■ WORK TO BE COMPLETED
Retype the stretch of lines that starts at the line containing "Generate a component" and ends at the line containing "const sliceValues = [1, 6, 14, 24, 17, 16, 6, 16];", inclusive. Do not include pictures.

■ RECORDS TO PROCESS

Start

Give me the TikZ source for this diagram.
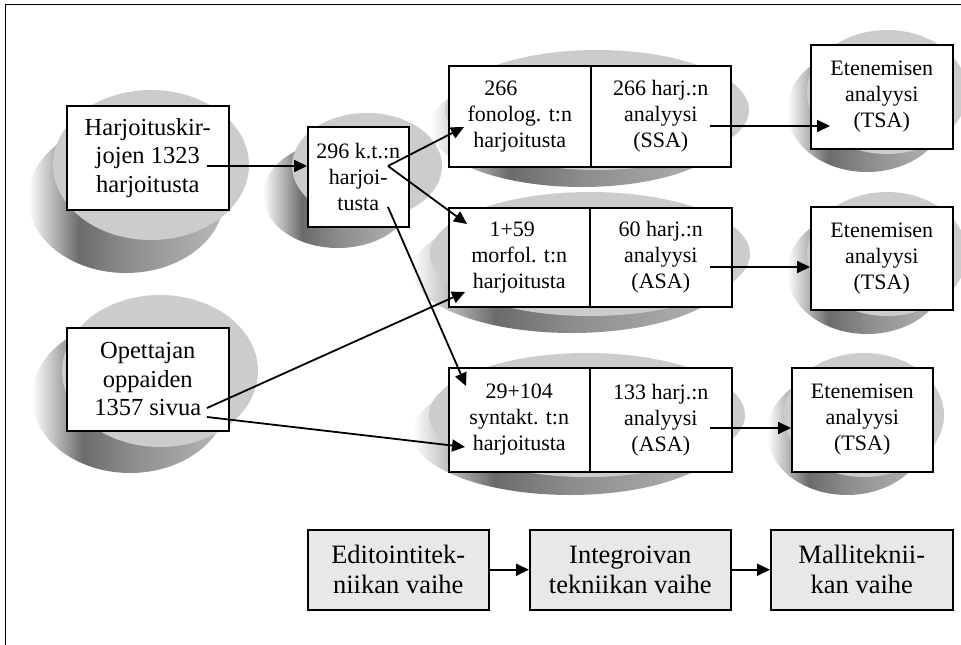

End
Start

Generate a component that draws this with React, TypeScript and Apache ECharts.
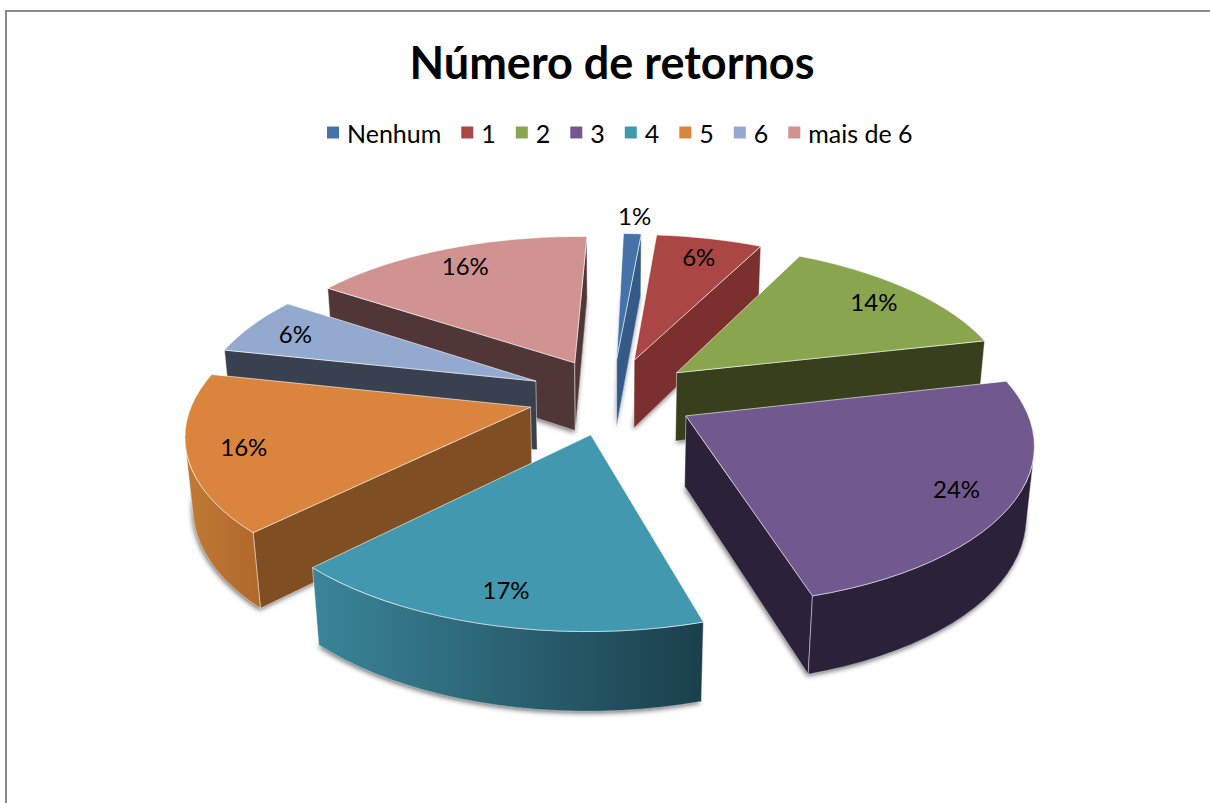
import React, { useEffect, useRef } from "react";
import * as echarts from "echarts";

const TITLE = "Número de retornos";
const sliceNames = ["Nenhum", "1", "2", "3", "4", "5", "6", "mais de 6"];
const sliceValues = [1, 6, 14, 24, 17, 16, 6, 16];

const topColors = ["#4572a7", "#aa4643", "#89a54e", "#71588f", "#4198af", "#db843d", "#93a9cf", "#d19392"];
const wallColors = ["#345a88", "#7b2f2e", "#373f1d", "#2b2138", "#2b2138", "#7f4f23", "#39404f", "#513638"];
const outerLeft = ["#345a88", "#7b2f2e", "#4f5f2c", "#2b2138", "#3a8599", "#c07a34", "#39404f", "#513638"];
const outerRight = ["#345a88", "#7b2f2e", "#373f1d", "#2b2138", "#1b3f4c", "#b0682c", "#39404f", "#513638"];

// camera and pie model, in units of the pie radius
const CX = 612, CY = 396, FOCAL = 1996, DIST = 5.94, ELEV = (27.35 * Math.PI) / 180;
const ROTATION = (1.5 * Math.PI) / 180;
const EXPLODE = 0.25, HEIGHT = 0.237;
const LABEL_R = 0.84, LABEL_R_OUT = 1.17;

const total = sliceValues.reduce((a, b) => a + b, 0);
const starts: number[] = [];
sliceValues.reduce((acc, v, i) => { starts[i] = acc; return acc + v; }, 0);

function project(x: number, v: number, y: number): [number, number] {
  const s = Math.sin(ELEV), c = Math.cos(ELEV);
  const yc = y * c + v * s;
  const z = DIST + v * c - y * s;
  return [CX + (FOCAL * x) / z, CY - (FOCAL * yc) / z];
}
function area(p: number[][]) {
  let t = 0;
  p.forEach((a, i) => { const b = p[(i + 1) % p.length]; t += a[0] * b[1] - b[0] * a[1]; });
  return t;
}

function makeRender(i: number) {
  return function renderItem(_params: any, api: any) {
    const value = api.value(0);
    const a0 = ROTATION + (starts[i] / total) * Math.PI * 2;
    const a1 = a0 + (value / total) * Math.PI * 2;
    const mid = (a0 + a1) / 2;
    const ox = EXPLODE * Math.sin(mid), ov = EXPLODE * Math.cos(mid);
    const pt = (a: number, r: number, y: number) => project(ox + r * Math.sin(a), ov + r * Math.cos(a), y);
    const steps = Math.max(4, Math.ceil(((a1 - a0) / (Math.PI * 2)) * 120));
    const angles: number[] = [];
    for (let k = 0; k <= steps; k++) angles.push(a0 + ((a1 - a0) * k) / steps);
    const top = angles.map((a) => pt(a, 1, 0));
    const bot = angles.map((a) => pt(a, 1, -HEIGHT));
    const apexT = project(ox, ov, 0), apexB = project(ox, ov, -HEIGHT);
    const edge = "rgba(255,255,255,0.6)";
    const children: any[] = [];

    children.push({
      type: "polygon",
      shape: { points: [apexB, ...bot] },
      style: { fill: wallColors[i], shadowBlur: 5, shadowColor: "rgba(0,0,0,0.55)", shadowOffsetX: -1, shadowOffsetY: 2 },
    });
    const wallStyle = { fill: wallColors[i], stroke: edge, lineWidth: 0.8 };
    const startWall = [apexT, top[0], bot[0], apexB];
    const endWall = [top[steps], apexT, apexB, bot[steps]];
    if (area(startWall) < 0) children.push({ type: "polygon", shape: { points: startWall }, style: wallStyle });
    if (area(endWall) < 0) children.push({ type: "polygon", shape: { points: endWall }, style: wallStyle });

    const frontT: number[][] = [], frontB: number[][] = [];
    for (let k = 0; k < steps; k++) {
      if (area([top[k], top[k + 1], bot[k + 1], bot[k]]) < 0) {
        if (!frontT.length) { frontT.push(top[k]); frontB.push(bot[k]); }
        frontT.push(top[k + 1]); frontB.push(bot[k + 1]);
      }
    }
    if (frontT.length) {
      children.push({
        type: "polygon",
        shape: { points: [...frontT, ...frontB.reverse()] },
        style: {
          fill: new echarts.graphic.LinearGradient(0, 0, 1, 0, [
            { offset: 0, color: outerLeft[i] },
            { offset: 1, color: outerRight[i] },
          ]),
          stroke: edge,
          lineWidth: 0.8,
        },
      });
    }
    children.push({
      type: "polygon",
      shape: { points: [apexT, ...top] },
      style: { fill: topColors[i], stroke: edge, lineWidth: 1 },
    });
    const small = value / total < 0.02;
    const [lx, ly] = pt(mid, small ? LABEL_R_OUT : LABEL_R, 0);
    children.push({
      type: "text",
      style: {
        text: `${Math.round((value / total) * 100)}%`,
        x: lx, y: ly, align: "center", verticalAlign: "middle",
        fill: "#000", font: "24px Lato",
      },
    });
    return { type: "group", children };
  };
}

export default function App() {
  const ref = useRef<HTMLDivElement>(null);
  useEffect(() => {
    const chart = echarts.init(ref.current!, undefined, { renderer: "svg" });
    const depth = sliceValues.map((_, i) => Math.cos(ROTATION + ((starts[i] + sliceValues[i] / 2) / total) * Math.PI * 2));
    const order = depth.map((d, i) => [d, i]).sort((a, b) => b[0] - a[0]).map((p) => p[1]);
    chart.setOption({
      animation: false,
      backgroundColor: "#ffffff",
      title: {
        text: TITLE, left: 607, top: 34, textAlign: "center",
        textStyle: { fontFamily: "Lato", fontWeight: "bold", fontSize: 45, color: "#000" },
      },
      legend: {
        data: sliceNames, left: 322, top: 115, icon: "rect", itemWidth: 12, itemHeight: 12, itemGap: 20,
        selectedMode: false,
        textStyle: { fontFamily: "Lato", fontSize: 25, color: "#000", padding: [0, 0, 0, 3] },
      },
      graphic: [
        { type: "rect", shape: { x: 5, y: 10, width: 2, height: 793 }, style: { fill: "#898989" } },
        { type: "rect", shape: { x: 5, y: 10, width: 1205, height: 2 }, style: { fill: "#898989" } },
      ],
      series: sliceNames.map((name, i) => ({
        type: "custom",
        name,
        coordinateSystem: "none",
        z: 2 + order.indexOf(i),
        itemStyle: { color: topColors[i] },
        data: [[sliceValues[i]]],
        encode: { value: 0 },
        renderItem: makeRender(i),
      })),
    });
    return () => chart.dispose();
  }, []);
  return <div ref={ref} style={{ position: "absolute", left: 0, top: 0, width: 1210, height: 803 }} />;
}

End
Start

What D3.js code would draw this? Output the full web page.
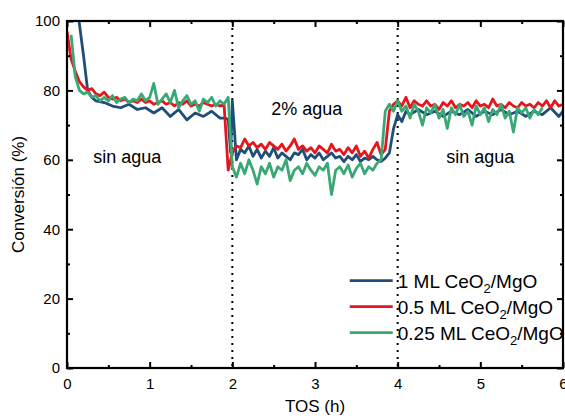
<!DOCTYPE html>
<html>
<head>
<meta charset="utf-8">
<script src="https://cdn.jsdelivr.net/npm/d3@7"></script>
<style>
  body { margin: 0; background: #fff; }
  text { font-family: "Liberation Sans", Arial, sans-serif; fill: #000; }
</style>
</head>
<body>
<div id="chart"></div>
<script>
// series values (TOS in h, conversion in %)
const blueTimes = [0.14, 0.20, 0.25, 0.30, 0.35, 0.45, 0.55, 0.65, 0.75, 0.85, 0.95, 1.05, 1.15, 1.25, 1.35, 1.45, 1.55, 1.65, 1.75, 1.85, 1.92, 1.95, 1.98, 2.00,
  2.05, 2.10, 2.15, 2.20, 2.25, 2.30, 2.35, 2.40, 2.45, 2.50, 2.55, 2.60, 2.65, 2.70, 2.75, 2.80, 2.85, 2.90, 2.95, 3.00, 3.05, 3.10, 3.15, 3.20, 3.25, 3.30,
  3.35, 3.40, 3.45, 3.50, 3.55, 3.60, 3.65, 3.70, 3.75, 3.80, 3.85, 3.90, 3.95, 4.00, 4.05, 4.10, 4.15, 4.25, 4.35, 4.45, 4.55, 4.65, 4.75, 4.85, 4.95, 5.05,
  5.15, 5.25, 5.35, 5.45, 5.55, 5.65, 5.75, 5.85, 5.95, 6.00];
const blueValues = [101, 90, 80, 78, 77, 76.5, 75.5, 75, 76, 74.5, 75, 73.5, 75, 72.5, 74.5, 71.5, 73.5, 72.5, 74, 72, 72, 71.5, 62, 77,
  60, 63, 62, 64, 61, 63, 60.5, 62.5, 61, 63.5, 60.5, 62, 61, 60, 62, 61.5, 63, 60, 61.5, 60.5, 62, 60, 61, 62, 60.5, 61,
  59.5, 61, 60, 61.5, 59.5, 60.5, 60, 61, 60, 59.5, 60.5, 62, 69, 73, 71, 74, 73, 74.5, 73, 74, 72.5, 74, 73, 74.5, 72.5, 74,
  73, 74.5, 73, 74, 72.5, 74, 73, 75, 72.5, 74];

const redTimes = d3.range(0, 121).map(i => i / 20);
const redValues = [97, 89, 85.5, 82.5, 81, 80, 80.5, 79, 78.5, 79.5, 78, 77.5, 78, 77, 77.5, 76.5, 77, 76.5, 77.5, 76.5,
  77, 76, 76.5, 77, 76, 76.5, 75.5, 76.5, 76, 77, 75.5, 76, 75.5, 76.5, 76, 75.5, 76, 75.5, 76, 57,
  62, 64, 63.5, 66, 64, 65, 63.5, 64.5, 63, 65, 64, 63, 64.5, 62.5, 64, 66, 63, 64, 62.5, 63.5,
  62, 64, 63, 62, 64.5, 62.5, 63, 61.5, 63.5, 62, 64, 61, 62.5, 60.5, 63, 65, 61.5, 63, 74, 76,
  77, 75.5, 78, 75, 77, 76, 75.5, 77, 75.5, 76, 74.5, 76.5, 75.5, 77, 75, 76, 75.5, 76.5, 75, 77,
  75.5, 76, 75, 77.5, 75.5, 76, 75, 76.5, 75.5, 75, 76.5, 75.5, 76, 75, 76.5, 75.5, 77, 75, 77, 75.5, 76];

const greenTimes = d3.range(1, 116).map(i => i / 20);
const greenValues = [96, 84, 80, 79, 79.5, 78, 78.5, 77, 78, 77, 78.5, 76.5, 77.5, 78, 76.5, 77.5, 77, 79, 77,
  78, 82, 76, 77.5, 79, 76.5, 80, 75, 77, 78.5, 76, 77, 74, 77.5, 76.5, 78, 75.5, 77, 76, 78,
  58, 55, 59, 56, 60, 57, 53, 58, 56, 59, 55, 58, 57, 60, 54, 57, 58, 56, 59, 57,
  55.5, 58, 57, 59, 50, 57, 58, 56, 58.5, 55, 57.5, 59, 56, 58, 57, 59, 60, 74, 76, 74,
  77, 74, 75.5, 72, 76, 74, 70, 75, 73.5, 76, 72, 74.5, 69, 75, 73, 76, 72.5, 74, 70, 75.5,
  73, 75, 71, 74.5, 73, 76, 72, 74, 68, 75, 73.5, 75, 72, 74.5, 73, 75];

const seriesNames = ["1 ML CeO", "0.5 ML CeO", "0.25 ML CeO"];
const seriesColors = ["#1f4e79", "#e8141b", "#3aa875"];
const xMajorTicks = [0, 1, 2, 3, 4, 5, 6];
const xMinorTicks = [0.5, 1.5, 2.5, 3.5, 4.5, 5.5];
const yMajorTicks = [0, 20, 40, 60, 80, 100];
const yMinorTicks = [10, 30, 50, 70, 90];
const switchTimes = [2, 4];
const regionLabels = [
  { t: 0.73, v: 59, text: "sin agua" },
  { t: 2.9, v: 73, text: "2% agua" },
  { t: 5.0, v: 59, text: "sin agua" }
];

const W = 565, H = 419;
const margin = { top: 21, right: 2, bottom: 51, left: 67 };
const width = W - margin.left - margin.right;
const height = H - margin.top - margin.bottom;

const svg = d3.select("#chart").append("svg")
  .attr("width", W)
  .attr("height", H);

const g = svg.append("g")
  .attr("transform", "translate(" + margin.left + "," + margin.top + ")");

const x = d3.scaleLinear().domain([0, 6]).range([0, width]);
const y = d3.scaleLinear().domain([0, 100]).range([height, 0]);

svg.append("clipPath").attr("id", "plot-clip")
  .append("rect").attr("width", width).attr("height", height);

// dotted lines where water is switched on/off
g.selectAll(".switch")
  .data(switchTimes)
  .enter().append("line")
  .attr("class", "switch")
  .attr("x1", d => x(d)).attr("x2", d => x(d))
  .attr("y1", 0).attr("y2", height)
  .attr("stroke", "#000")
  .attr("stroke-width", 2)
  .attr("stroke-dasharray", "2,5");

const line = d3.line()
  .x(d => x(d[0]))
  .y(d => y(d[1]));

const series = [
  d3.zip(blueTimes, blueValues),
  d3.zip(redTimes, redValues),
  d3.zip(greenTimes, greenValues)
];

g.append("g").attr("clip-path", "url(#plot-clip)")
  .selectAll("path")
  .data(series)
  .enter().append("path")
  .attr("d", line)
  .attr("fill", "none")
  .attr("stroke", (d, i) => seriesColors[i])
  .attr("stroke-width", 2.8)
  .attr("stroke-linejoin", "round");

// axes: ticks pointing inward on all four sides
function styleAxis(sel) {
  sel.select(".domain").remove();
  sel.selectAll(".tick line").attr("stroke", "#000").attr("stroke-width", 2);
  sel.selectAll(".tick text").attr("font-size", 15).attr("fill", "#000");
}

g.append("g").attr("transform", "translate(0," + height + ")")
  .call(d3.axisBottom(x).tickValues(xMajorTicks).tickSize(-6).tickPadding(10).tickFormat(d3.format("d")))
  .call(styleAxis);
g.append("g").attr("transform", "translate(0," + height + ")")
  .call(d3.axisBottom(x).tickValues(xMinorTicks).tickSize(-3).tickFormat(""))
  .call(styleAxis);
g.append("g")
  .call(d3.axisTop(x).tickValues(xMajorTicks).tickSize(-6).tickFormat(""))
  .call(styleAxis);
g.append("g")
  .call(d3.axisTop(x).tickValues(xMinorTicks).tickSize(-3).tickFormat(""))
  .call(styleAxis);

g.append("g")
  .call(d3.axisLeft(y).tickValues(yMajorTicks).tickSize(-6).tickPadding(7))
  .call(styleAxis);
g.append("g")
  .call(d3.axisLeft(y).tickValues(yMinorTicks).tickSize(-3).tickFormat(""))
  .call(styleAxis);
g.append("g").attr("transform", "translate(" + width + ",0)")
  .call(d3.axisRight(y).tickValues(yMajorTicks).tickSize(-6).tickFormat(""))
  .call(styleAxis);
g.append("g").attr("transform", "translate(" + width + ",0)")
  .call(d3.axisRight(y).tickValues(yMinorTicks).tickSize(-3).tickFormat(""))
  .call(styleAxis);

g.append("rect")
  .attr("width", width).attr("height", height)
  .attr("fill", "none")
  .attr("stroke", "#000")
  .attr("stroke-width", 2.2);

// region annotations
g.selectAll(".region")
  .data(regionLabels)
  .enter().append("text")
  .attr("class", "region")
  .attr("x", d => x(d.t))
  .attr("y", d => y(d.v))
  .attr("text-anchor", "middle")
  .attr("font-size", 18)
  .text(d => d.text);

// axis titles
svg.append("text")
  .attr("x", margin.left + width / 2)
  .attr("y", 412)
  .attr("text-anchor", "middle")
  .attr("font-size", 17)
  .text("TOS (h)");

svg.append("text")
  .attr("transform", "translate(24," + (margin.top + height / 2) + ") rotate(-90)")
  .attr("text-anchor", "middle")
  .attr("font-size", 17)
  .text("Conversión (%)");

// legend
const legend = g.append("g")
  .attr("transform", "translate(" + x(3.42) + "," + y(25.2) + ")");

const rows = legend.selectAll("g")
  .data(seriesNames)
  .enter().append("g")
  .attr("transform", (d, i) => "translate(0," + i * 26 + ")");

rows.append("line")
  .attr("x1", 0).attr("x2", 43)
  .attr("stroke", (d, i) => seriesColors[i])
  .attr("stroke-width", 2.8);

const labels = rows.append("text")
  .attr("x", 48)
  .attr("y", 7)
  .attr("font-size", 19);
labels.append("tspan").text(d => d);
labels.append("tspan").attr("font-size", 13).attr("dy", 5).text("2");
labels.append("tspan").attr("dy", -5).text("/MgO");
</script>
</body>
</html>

End

■ COMPLETED EXERCISE
Generate a component that draws this with React, TypeScript and Apache ECharts.
import React, { useEffect, useRef } from "react";
import * as echarts from "echarts";

const TITLE = "Número de retornos";
const sliceNames = ["Nenhum", "1", "2", "3", "4", "5", "6", "mais de 6"];
const sliceValues = [1, 6, 14, 24, 17, 16, 6, 16];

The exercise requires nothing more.